Provided data
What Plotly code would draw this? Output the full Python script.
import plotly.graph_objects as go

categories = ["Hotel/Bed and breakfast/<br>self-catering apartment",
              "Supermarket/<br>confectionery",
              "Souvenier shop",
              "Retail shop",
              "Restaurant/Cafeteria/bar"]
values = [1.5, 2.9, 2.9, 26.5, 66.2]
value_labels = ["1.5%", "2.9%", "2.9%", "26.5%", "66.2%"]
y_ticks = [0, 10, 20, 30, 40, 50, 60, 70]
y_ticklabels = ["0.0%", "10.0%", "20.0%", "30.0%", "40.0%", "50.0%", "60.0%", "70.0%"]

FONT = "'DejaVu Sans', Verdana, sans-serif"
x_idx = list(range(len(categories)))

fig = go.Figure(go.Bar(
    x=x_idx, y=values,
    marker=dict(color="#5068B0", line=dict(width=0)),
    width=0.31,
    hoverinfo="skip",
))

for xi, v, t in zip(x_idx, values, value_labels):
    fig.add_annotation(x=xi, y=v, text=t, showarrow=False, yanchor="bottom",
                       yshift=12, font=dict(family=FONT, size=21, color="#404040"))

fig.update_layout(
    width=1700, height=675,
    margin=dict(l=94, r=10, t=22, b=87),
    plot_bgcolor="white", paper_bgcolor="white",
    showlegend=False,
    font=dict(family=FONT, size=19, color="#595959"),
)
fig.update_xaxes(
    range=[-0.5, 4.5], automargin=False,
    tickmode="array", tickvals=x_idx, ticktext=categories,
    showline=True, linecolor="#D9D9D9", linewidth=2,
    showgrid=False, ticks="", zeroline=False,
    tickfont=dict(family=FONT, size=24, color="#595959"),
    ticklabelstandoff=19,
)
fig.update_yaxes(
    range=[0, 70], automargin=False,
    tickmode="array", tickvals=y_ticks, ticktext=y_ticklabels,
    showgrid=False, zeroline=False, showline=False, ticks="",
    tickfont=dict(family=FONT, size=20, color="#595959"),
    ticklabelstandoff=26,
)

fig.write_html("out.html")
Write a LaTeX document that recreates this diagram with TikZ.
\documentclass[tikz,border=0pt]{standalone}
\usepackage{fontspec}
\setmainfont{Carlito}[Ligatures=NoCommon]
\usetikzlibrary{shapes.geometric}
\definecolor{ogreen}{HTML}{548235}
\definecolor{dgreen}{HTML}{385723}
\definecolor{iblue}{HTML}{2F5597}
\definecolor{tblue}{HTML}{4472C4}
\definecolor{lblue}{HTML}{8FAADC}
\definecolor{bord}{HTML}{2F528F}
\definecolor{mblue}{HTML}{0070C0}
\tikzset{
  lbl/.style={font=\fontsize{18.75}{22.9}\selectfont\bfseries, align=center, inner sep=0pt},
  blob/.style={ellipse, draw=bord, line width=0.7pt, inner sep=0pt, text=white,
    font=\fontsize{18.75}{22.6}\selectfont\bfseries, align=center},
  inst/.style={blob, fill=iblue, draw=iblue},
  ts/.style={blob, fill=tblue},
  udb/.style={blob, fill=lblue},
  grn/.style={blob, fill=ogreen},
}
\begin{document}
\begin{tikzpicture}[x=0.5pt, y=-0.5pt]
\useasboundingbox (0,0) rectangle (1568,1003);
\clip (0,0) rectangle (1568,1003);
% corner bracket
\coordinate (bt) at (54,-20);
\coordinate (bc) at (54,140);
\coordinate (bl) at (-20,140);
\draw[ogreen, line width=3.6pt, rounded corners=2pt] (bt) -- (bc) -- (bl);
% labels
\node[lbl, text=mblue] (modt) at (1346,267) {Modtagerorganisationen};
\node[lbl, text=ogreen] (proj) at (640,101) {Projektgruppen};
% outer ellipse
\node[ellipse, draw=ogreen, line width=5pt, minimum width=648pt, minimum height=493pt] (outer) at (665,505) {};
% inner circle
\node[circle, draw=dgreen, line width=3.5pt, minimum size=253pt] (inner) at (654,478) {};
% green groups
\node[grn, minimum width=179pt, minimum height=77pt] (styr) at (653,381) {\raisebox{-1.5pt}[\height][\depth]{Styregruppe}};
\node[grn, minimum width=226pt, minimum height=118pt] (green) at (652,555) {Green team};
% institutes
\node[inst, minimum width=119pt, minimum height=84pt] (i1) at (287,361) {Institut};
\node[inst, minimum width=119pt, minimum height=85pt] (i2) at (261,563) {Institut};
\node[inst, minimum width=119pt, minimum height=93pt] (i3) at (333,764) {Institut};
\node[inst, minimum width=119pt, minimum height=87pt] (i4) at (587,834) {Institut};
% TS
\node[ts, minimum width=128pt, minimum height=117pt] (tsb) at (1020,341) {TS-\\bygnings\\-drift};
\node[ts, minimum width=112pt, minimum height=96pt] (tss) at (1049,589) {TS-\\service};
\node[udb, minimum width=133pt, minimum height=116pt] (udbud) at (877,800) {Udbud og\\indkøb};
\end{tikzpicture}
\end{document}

Work to be completed
Reproduce the listing shown above in its entirety, exactly.

Finished task
What Plotly code would draw this? Output the full Python script.
import plotly.graph_objects as go

categories = ["Hotel/Bed and breakfast/<br>self-catering apartment",
              "Supermarket/<br>confectionery",
              "Souvenier shop",
              "Retail shop",
              "Restaurant/Cafeteria/bar"]
values = [1.5, 2.9, 2.9, 26.5, 66.2]
value_labels = ["1.5%", "2.9%", "2.9%", "26.5%", "66.2%"]
y_ticks = [0, 10, 20, 30, 40, 50, 60, 70]
y_ticklabels = ["0.0%", "10.0%", "20.0%", "30.0%", "40.0%", "50.0%", "60.0%", "70.0%"]

FONT = "'DejaVu Sans', Verdana, sans-serif"
x_idx = list(range(len(categories)))

fig = go.Figure(go.Bar(
    x=x_idx, y=values,
    marker=dict(color="#5068B0", line=dict(width=0)),
    width=0.31,
    hoverinfo="skip",
))

for xi, v, t in zip(x_idx, values, value_labels):
    fig.add_annotation(x=xi, y=v, text=t, showarrow=False, yanchor="bottom",
                       yshift=12, font=dict(family=FONT, size=21, color="#404040"))

fig.update_layout(
    width=1700, height=675,
    margin=dict(l=94, r=10, t=22, b=87),
    plot_bgcolor="white", paper_bgcolor="white",
    showlegend=False,
    font=dict(family=FONT, size=19, color="#595959"),
)
fig.update_xaxes(
    range=[-0.5, 4.5], automargin=False,
    tickmode="array", tickvals=x_idx, ticktext=categories,
    showline=True, linecolor="#D9D9D9", linewidth=2,
    showgrid=False, ticks="", zeroline=False,
    tickfont=dict(family=FONT, size=24, color="#595959"),
    ticklabelstandoff=19,
)
fig.update_yaxes(
    range=[0, 70], automargin=False,
    tickmode="array", tickvals=y_ticks, ticktext=y_ticklabels,
    showgrid=False, zeroline=False, showline=False, ticks="",
    tickfont=dict(family=FONT, size=20, color="#595959"),
    ticklabelstandoff=26,
)

fig.write_html("out.html")
Write a LaTeX document that recreates this diagram with TikZ.
\documentclass[tikz,border=0pt]{standalone}
\usepackage{fontspec}
\setmainfont{Carlito}[Ligatures=NoCommon]
\usetikzlibrary{shapes.geometric}
\definecolor{ogreen}{HTML}{548235}
\definecolor{dgreen}{HTML}{385723}
\definecolor{iblue}{HTML}{2F5597}
\definecolor{tblue}{HTML}{4472C4}
\definecolor{lblue}{HTML}{8FAADC}
\definecolor{bord}{HTML}{2F528F}
\definecolor{mblue}{HTML}{0070C0}
\tikzset{
  lbl/.style={font=\fontsize{18.75}{22.9}\selectfont\bfseries, align=center, inner sep=0pt},
  blob/.style={ellipse, draw=bord, line width=0.7pt, inner sep=0pt, text=white,
    font=\fontsize{18.75}{22.6}\selectfont\bfseries, align=center},
  inst/.style={blob, fill=iblue, draw=iblue},
  ts/.style={blob, fill=tblue},
  udb/.style={blob, fill=lblue},
  grn/.style={blob, fill=ogreen},
}
\begin{document}
\begin{tikzpicture}[x=0.5pt, y=-0.5pt]
\useasboundingbox (0,0) rectangle (1568,1003);
\clip (0,0) rectangle (1568,1003);
% corner bracket
\coordinate (bt) at (54,-20);
\coordinate (bc) at (54,140);
\coordinate (bl) at (-20,140);
\draw[ogreen, line width=3.6pt, rounded corners=2pt] (bt) -- (bc) -- (bl);
% labels
\node[lbl, text=mblue] (modt) at (1346,267) {Modtagerorganisationen};
\node[lbl, text=ogreen] (proj) at (640,101) {Projektgruppen};
% outer ellipse
\node[ellipse, draw=ogreen, line width=5pt, minimum width=648pt, minimum height=493pt] (outer) at (665,505) {};
% inner circle
\node[circle, draw=dgreen, line width=3.5pt, minimum size=253pt] (inner) at (654,478) {};
% green groups
\node[grn, minimum width=179pt, minimum height=77pt] (styr) at (653,381) {\raisebox{-1.5pt}[\height][\depth]{Styregruppe}};
\node[grn, minimum width=226pt, minimum height=118pt] (green) at (652,555) {Green team};
% institutes
\node[inst, minimum width=119pt, minimum height=84pt] (i1) at (287,361) {Institut};
\node[inst, minimum width=119pt, minimum height=85pt] (i2) at (261,563) {Institut};
\node[inst, minimum width=119pt, minimum height=93pt] (i3) at (333,764) {Institut};
\node[inst, minimum width=119pt, minimum height=87pt] (i4) at (587,834) {Institut};
% TS
\node[ts, minimum width=128pt, minimum height=117pt] (tsb) at (1020,341) {TS-\\bygnings\\-drift};
\node[ts, minimum width=112pt, minimum height=96pt] (tss) at (1049,589) {TS-\\service};
\node[udb, minimum width=133pt, minimum height=116pt] (udbud) at (877,800) {Udbud og\\indkøb};
\end{tikzpicture}
\end{document}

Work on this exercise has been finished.